Collision of an Atom with a CH2(X 3B1) (0,v2,0) bender vibrational level

Collision of an Atom with a CH₂(X ³B₁) (0,v₂,0) bender vibrational level

BASISTYPE = 17

System subroutine: sych2x

Basis subroutine: hiba17_ch2x.F90

The definition of the system dependent parameters is as follows:

NTERM: the number of potential surfaces involved. This parameter should equal the number of MU terms in the angular expansion of the potential.. This parameter can not be changed
NUMPOT: an index representing the particular potential used. This variable is passed to the POT subroutine
IPOTSY: cylindrical symmetry of potential. The variables (theta,phi) describing the angular expansion of the potential should be defined with the a inertial axis defined as the body-frame z axis and, if possible, the xz plane as a plane of symmetry of the molecule (in this case, POTSY = 2). If the flag IHOMO = .True., only terms with LAMBDA + MU equal to an integer multiple of IPOTSY can be included in the potential. Example: for H₂O, IPOTSY = 2
IOP: ortho/para label for molecular states of the asymmetric top. If IHOMO =.True. then
- if IOP = 1: only para states included in channel expansion
- if IOP = −1: only ortho states included in channel expansion
IVBEND: the v2 bending vibrational quantum number [0 <= IVBEND <= 3]
JMAX: the maximum rotational angular momentum included in the channel expansion
EMAX: the maximum energy of a state to be included in the rotational state basis

The CH₂(X ³B₁) molecule has a low barrier to linearity, and its rotational energies are not at all well described by the standard rotational energy formulas. Bunker and Jensen have developed a Morse oscillator-rotating bender internal dynamics Hamiltonian (MORBID) to compute the rovibrational energies in this electronic state [see P. Jensen and P. R. Bunker, J. Chem. Phys. 89, 1327 (1988); P. R. Bunker, P. Jensen, W. P. Kraemer, and R. Beardworth, J. Chem. Phys. 85, 3724 (1986)]. Rather than compute the rotational energies in a given vibrational level, here we look up the energies in a table provided by Jensen [P. Jensen, private communication (2010)]. The CH₂(X ³B₁) state is well described by Hund’s case (b) coupling, in which the electron spin [S=1] is weakly coupled to the molecular frame. As a result, the rotational rotational angular momentum n is coupled to the electron to yield states of total angular momentum j = n − 1, n, n + 1 [if n >= 1]. This subroutine sets up a calculation of spin-free cross sections, for transitions between states of differing n.

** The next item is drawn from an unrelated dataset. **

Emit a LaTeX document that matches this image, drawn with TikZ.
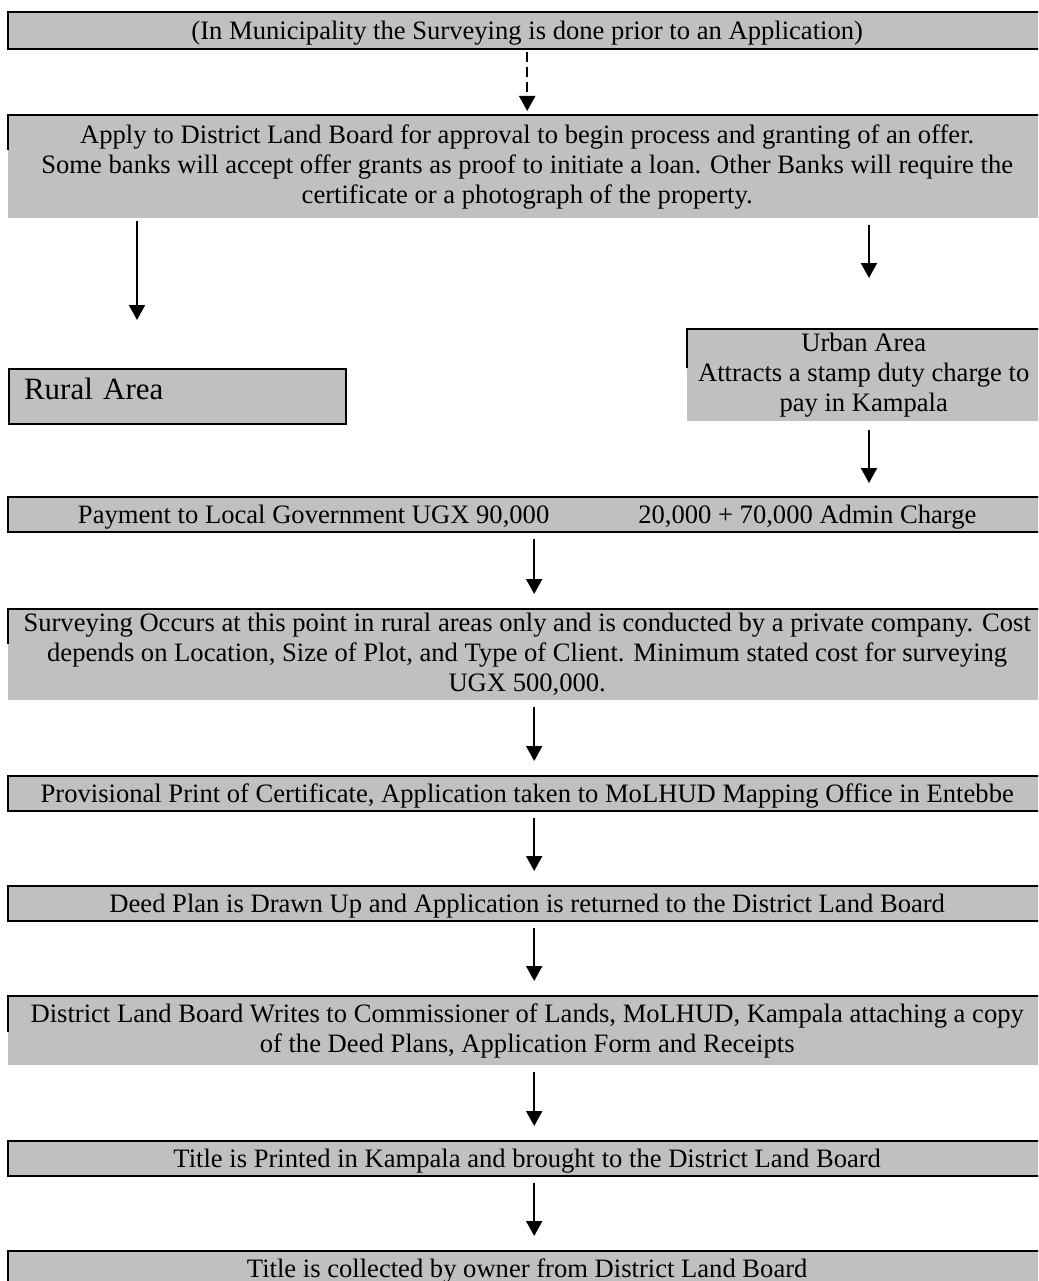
\documentclass[tikz,border=0pt]{standalone}
\usepackage{fontspec}
\setmainfont{Liberation Serif}
\usetikzlibrary{arrows.meta}
\definecolor{boxgray}{RGB}{192,192,192}
\tikzset{
  stepfill/.style={fill=boxgray, anchor=north west, inner sep=0pt, minimum width=1038pt,
    align=center, font=\fontsize{26.6}{30}\selectfont},
  stepbox/.style={stepfill, text height=23.5pt, text depth=5.9pt},
  rim/.style={line width=2pt},
  arr/.style={-{Triangle[width=16pt,length=15pt]}, line width=2pt},
  flow/.style={arr, shorten <=7pt, shorten >=15pt},
}
\begin{document}
\begin{tikzpicture}[x=1pt,y=-1pt]
\useasboundingbox (0,0) rectangle (1038,1281);
\clip (0,0) rectangle (1038,1281);
% boxes
\node[stepbox, minimum height=37pt] (muni) at (8,12) {(In Municipality the Surveying is done prior to an Application)};
\node[stepfill, minimum height=103pt] (apply) at (8,115) {Apply to District Land Board for approval to begin process and granting of an offer.\\
  Some banks will accept offer grants as proof to initiate a loan. Other Banks will require the\\
  certificate or a photograph of the property.};
\node[stepbox, draw, line width=2pt, minimum width=337pt, minimum height=55pt, align=left, text width=307pt,
  inner xsep=15pt, text height=30pt, text depth=25pt, font=\fontsize{31}{36}\selectfont] (rural) at (8,368) {Rural Area};
\node[stepfill, minimum width=353pt, minimum height=92pt] (urban) at (687,329) {Urban Area\\ Attracts a stamp duty charge to\\ pay in Kampala};
\node[stepbox, minimum height=35pt] (pay) at (8,497) {Payment to Local Government UGX 90,000\hspace{89pt}20,000 + 70,000 Admin Charge};
\node[stepfill, minimum height=91pt] (survey) at (8,609) {Surveying Occurs at this point in rural areas only and is conducted by a private company. Cost\\
  depends on Location, Size of Plot, and Type of Client. Minimum stated cost for surveying\\
  UGX 500,000.};
\node[stepbox, minimum height=35pt] (prov) at (8,776) {Provisional Print of Certificate, Application taken to MoLHUD Mapping Office in Entebbe};
\node[stepbox, minimum height=35pt] (deed) at (8,886) {Deed Plan is Drawn Up and Application is returned to the District Land Board};
\node[stepfill, minimum height=69pt] (board) at (8,996) {District Land Board Writes to Commissioner of Lands, MoLHUD, Kampala attaching a copy\\
  of the Deed Plans, Application Form and Receipts};
\node[stepbox, minimum height=35pt] (printed) at (8,1141) {Title is Printed in Kampala and brought to the District Land Board};
\node[stepbox, minimum height=35pt] (collect) at (8,1251) {Title is collected by owner from District Land Board};
% borders (right side runs off the page)
\foreach \n in {muni,pay,prov,deed,printed,collect}
  \draw[rim] (\n.north east) -- (\n.north west) -- (\n.south west) -- (\n.south east);
\foreach \n/\h in {apply/35,urban/39,survey/35,board/36}
  \draw[rim] ([yshift=-\h pt]\n.north west) -- (\n.north west) -- (\n.north east);
% arrows
\draw[arr, dash pattern=on 10pt off 5pt, shorten <=3pt, shorten >=4pt] (muni.south) -- (apply.north);
\draw[arr, shorten <=3pt, shorten >=48pt] ([xshift=129pt]apply.south west) -- ([xshift=129pt]rural.north west);
\draw[arr, shorten <=7pt, shorten >=51pt] ([xshift=861pt]apply.south west) -- ([xshift=182pt]urban.north west);
\draw[arr, shorten <=9pt, shorten >=14pt] ([xshift=182pt]urban.south west) -- ([xshift=861pt]pay.north west);
\foreach \a/\b in {pay/survey, survey/prov, prov/deed, deed/board, board/printed, printed/collect}
  \draw[flow] ([xshift=7pt]\a.south) -- ([xshift=7pt]\b.north);
\end{tikzpicture}
\end{document}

Because of the large effective A rotational constant in the bender levels, the rotational wave functions are well approximated by symmetric top wave functions. The latter can be expressed in a symmetrized basis as [S. Green, J. Chem. Phys. 64, 3463 (1976)]

| n k m s > = [2(1+δ_k0)]−1/2 [ | n k m > + s | n −k m >] where s is the symmetry index (+1 or −1). By setting BASTST = .TRUE., you can output the values of n, s, the values of the asymmetric top prolate and oblate projection quantum numbers [k_p and k_o], and the internal energies.